Sometimes you have to take a closer look at the situation and head a bit off the beaten path. Use your gut instinct. That’s what it’s there for. If you need to take a little more time to train someone else that doesn’t have as much experience but has a great personality, do it. These are the people that are looking outside the box – top, bottom, and sides. They WANT to work for you.
Take a look at a couple of successful examples. In 1984 Michael Eisner became Chairman and CEO of The Walt Disney Company. Prior to that, he had been President of Paramount Pictures. He was pretty darn successful at what he did but was passed up for the top job because they felt he was “too childlike”. Paramount’s loss was Disney’s gain. The first decade of Eisner’s reign (prior to the internal frays) blew Paramount away.

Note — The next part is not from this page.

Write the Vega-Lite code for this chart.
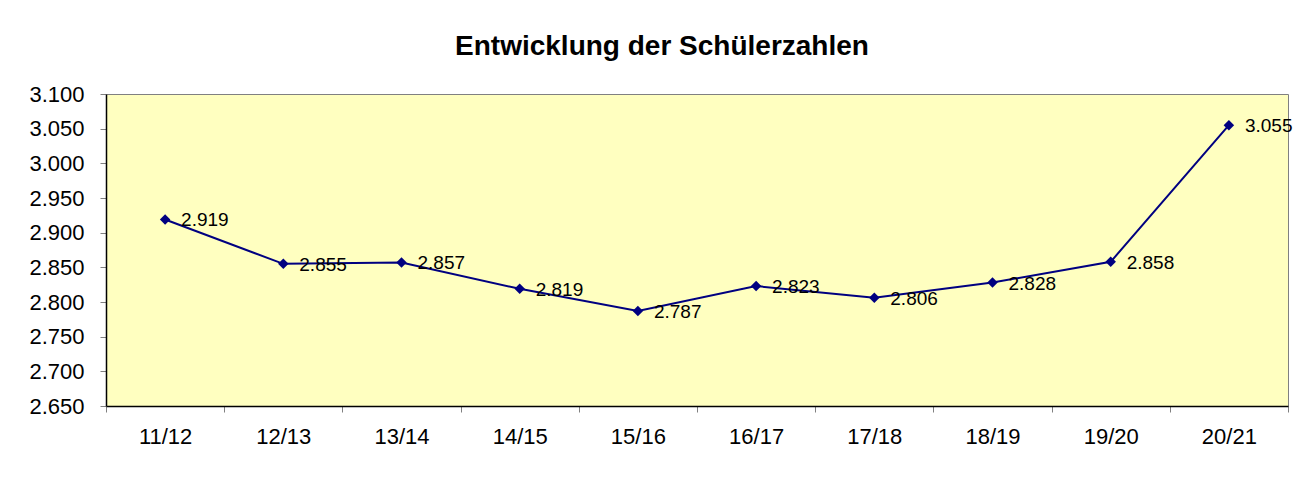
{
  "$schema": "https://vega.github.io/schema/vega-lite/v6.json",
  "width": 1182,
  "height": 312,
  "autosize": {"type": "none"},
  "padding": {"left": 106, "top": 94, "right": 25, "bottom": 71},
  "background": "white",
  "config": {
    "locale": {"number": {"decimal": ",", "thousands": ".", "grouping": [3], "currency": ["", " €"]}},
    "font": "Liberation Sans",
    "view": {"fill": "#FFFFC0", "stroke": "#808080", "strokeWidth": 1}
  },
  "title": {
    "text": "Entwicklung der Schülerzahlen",
    "fontSize": 28,
    "fontWeight": "bold",
    "font": "Liberation Sans",
    "color": "black",
    "offset": 22,
    "dx": -35
  },
  "data": {
    "values": [
      {"jahr": "11/12", "schueler": 2919},
      {"jahr": "12/13", "schueler": 2855},
      {"jahr": "13/14", "schueler": 2857},
      {"jahr": "14/15", "schueler": 2819},
      {"jahr": "15/16", "schueler": 2787},
      {"jahr": "16/17", "schueler": 2823},
      {"jahr": "17/18", "schueler": 2806},
      {"jahr": "18/19", "schueler": 2828},
      {"jahr": "19/20", "schueler": 2858},
      {"jahr": "20/21", "schueler": 3055}
    ]
  },
  "encoding": {
    "x": {
      "field": "jahr",
      "type": "ordinal",
      "sort": null,
      "scale": {"type": "band", "paddingInner": 0, "paddingOuter": 0},
      "axis": {
        "title": null,
        "labelAngle": 0,
        "labelFontSize": 22,
        "labelColor": "black",
        "labelPadding": 14,
        "tickBand": "extent",
        "tickSize": 6,
        "tickColor": "#808080",
        "domainColor": "black",
        "domainWidth": 1.5,
        "grid": false
      }
    },
    "y": {
      "field": "schueler",
      "type": "quantitative",
      "scale": {"domain": [2650, 3100], "nice": false, "zero": false},
      "axis": {
        "title": null,
        "values": [2650, 2700, 2750, 2800, 2850, 2900, 2950, 3000, 3050, 3100],
        "format": ",.0f",
        "labelFontSize": 22,
        "labelColor": "black",
        "labelPadding": 16,
        "tickSize": 6,
        "tickColor": "#808080",
        "domainColor": "black",
        "domainWidth": 1.5,
        "grid": false
      }
    }
  },
  "layer": [
    {"mark": {"type": "line", "color": "#000080", "strokeWidth": 2}},
    {"mark": {"type": "point", "shape": "diamond", "filled": true, "color": "#000080", "size": 110, "opacity": 1}},
    {
      "mark": {"type": "text", "align": "left", "baseline": "middle", "dx": 16, "dy": 1, "fontSize": 19, "color": "black"},
      "encoding": {"text": {"field": "schueler", "type": "quantitative", "format": ",.0f"}}
    }
  ]
}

Not being a big Internet shopper, I first learned of Zappos on The Apprentice. What I learned of this very successful Internet shoe (and now much more) company made me go “wow”. Zappos' hiring policy stands in favor of personality rather than job experience. CEO Tony Hsieh says that, “One of our core values is to be humble. So if there is someone who is really talented, and we know they will make an immediate impact on our top or bottom line, but they are really egotistical, then we won’t hire them.”
The idea is to keep the stress level down, not to increase it. Supervisors shouldn’t have to be always looking over staff’s shoulders and your customers shouldn't have to suffer. Go for the people who are going to be most advantageous to you, without you having to baby sit and continuously watch them. Everything from teamwork to customer service will benefit.